**EXERCISE REQUIREMENTS**
Leave the pictures out, and retype all of the material exactly as written.

**MATERIAL PROVIDED**
________

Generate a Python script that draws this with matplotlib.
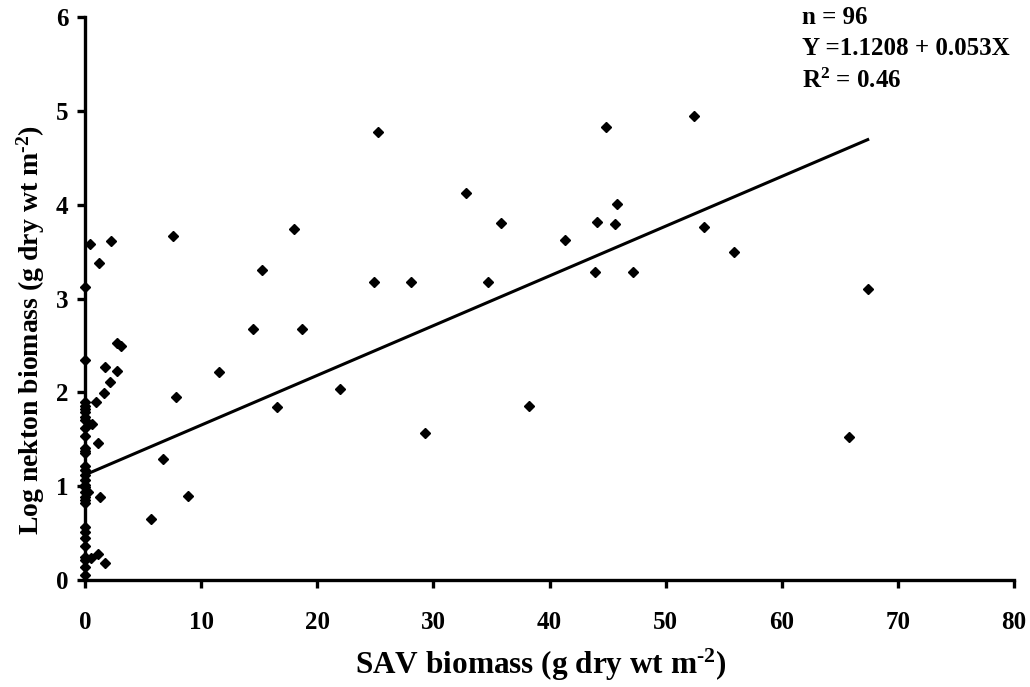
import numpy as np
import matplotlib
matplotlib.use("Agg")
import matplotlib.pyplot as plt

plt.rcParams['font.family'] = ['Liberation Serif', 'DejaVu Serif']
plt.rcParams['font.weight'] = 'bold'
plt.rcParams['mathtext.fontset'] = 'custom'
plt.rcParams['mathtext.rm'] = 'Liberation Serif:bold'
plt.rcParams['mathtext.bf'] = 'Liberation Serif:bold'
plt.rcParams['mathtext.default'] = 'bf'

# SAV biomass (x) and log nekton biomass (y)
sav_off = [0.4, 2.2, 1.2, 2.8, 3.1, 1.7, 2.8, 2.15, 1.65, 0.95, 0.6, 1.15,
           0.3, 1.3, 1.1, 0.55, 1.75, 5.7, 6.7, 7.6, 7.85, 8.85, 11.5, 14.5,
           15.25, 16.5, 18.0, 18.7, 22.0, 24.9, 25.2, 28.1, 29.3, 32.8, 34.7,
           35.8, 38.2, 41.3, 43.95, 44.1, 44.9, 45.6, 45.8, 47.2, 52.4, 53.3,
           55.9, 65.8, 67.4]
nek_off = [3.58, 3.61, 3.38, 2.53, 2.49, 2.27, 2.23, 2.11, 1.99, 1.90, 1.66, 1.46,
           0.94, 0.88, 0.28, 0.24, 0.18, 0.65, 1.29, 3.67, 1.95, 0.90, 2.22, 2.67,
           3.30, 1.84, 3.74, 2.68, 2.04, 3.18, 4.77, 3.18, 1.57, 4.12, 3.18,
           3.80, 1.85, 3.62, 3.28, 3.82, 4.83, 3.79, 4.01, 3.28, 4.95, 3.76,
           3.50, 1.52, 3.10]
# samples with no SAV (x = 0)
nek_zero = [3.12, 2.34, 1.90, 1.85, 1.82, 1.79, 1.74, 1.70, 1.62, 1.53, 1.41,
            1.38, 1.35, 1.21, 1.17, 1.12, 1.07, 1.01, 0.99, 0.94, 0.89, 0.85,
            0.82, 0.57, 0.51, 0.45, 0.36, 0.25, 0.21, 0.14, 0.05]

intercept = 1.1208
slope = 0.053

sav = np.array(sav_off + [0.0] * len(nek_zero))
nek = np.array(nek_off + nek_zero)

fig = plt.figure(figsize=(10.3, 6.87), dpi=100)
ax = fig.add_axes([0.0825, 0.1557, 0.902, 0.8196])

ax.plot(sav, nek, linestyle='none', marker='D', markersize=4.8,
        color='black', clip_on=False, zorder=3)

xfit = np.array([0.0, sav.max()])
ax.plot(xfit, intercept + slope * xfit, color='black', linewidth=2.2,
        clip_on=False, zorder=2)

ax.set_xlim(0, 80)
ax.set_ylim(0, 6)
ax.set_xticks(np.arange(0, 81, 10))
ax.set_yticks(np.arange(0, 7, 1))

for side in ['top', 'right']:
    ax.spines[side].set_visible(False)
for side in ['left', 'bottom']:
    ax.spines[side].set_linewidth(2.4)
    ax.spines[side].set_zorder(1)

ax.tick_params(axis='x', direction='out', length=6, width=2.4, pad=16, labelsize=18)
ax.tick_params(axis='y', direction='out', length=6, width=2.4, pad=6, labelsize=18)

ax.set_xlabel(r'SAV biomass (g dry wt m$^{\text{-2}}$)', fontsize=22.5, fontweight='bold')
ax.set_ylabel(r'Log nekton biomass (g dry wt m$^{\text{-2}}$)', fontsize=20, fontweight='bold')
ax.xaxis.set_label_coords(0.49, -0.118)
ax.yaxis.set_label_coords(-0.041, 0.444)

ax.text(0.779, 0.991, 'n = 96\nY =1.1208 + 0.053X\nR$^{2}$ = 0.46',
        transform=fig.transFigure, fontsize=18, fontweight='bold',
        va='top', ha='left', linespacing=1.45)

fig.savefig('out.png', dpi=100)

________

**TASK OUTPUT**
Generate a Python script that draws this with matplotlib.
import numpy as np
import matplotlib
matplotlib.use("Agg")
import matplotlib.pyplot as plt

plt.rcParams['font.family'] = ['Liberation Serif', 'DejaVu Serif']
plt.rcParams['font.weight'] = 'bold'
plt.rcParams['mathtext.fontset'] = 'custom'
plt.rcParams['mathtext.rm'] = 'Liberation Serif:bold'
plt.rcParams['mathtext.bf'] = 'Liberation Serif:bold'
plt.rcParams['mathtext.default'] = 'bf'

# SAV biomass (x) and log nekton biomass (y)
sav_off = [0.4, 2.2, 1.2, 2.8, 3.1, 1.7, 2.8, 2.15, 1.65, 0.95, 0.6, 1.15,
           0.3, 1.3, 1.1, 0.55, 1.75, 5.7, 6.7, 7.6, 7.85, 8.85, 11.5, 14.5,
           15.25, 16.5, 18.0, 18.7, 22.0, 24.9, 25.2, 28.1, 29.3, 32.8, 34.7,
           35.8, 38.2, 41.3, 43.95, 44.1, 44.9, 45.6, 45.8, 47.2, 52.4, 53.3,
           55.9, 65.8, 67.4]
nek_off = [3.58, 3.61, 3.38, 2.53, 2.49, 2.27, 2.23, 2.11, 1.99, 1.90, 1.66, 1.46,
           0.94, 0.88, 0.28, 0.24, 0.18, 0.65, 1.29, 3.67, 1.95, 0.90, 2.22, 2.67,
           3.30, 1.84, 3.74, 2.68, 2.04, 3.18, 4.77, 3.18, 1.57, 4.12, 3.18,
           3.80, 1.85, 3.62, 3.28, 3.82, 4.83, 3.79, 4.01, 3.28, 4.95, 3.76,
           3.50, 1.52, 3.10]
# samples with no SAV (x = 0)
nek_zero = [3.12, 2.34, 1.90, 1.85, 1.82, 1.79, 1.74, 1.70, 1.62, 1.53, 1.41,
            1.38, 1.35, 1.21, 1.17, 1.12, 1.07, 1.01, 0.99, 0.94, 0.89, 0.85,
            0.82, 0.57, 0.51, 0.45, 0.36, 0.25, 0.21, 0.14, 0.05]

intercept = 1.1208
slope = 0.053

sav = np.array(sav_off + [0.0] * len(nek_zero))
nek = np.array(nek_off + nek_zero)

fig = plt.figure(figsize=(10.3, 6.87), dpi=100)
ax = fig.add_axes([0.0825, 0.1557, 0.902, 0.8196])

ax.plot(sav, nek, linestyle='none', marker='D', markersize=4.8,
        color='black', clip_on=False, zorder=3)

xfit = np.array([0.0, sav.max()])
ax.plot(xfit, intercept + slope * xfit, color='black', linewidth=2.2,
        clip_on=False, zorder=2)

ax.set_xlim(0, 80)
ax.set_ylim(0, 6)
ax.set_xticks(np.arange(0, 81, 10))
ax.set_yticks(np.arange(0, 7, 1))

for side in ['top', 'right']:
    ax.spines[side].set_visible(False)
for side in ['left', 'bottom']:
    ax.spines[side].set_linewidth(2.4)
    ax.spines[side].set_zorder(1)

ax.tick_params(axis='x', direction='out', length=6, width=2.4, pad=16, labelsize=18)
ax.tick_params(axis='y', direction='out', length=6, width=2.4, pad=6, labelsize=18)

ax.set_xlabel(r'SAV biomass (g dry wt m$^{\text{-2}}$)', fontsize=22.5, fontweight='bold')
ax.set_ylabel(r'Log nekton biomass (g dry wt m$^{\text{-2}}$)', fontsize=20, fontweight='bold')
ax.xaxis.set_label_coords(0.49, -0.118)
ax.yaxis.set_label_coords(-0.041, 0.444)

ax.text(0.779, 0.991, 'n = 96\nY =1.1208 + 0.053X\nR$^{2}$ = 0.46',
        transform=fig.transFigure, fontsize=18, fontweight='bold',
        va='top', ha='left', linespacing=1.45)

fig.savefig('out.png', dpi=100)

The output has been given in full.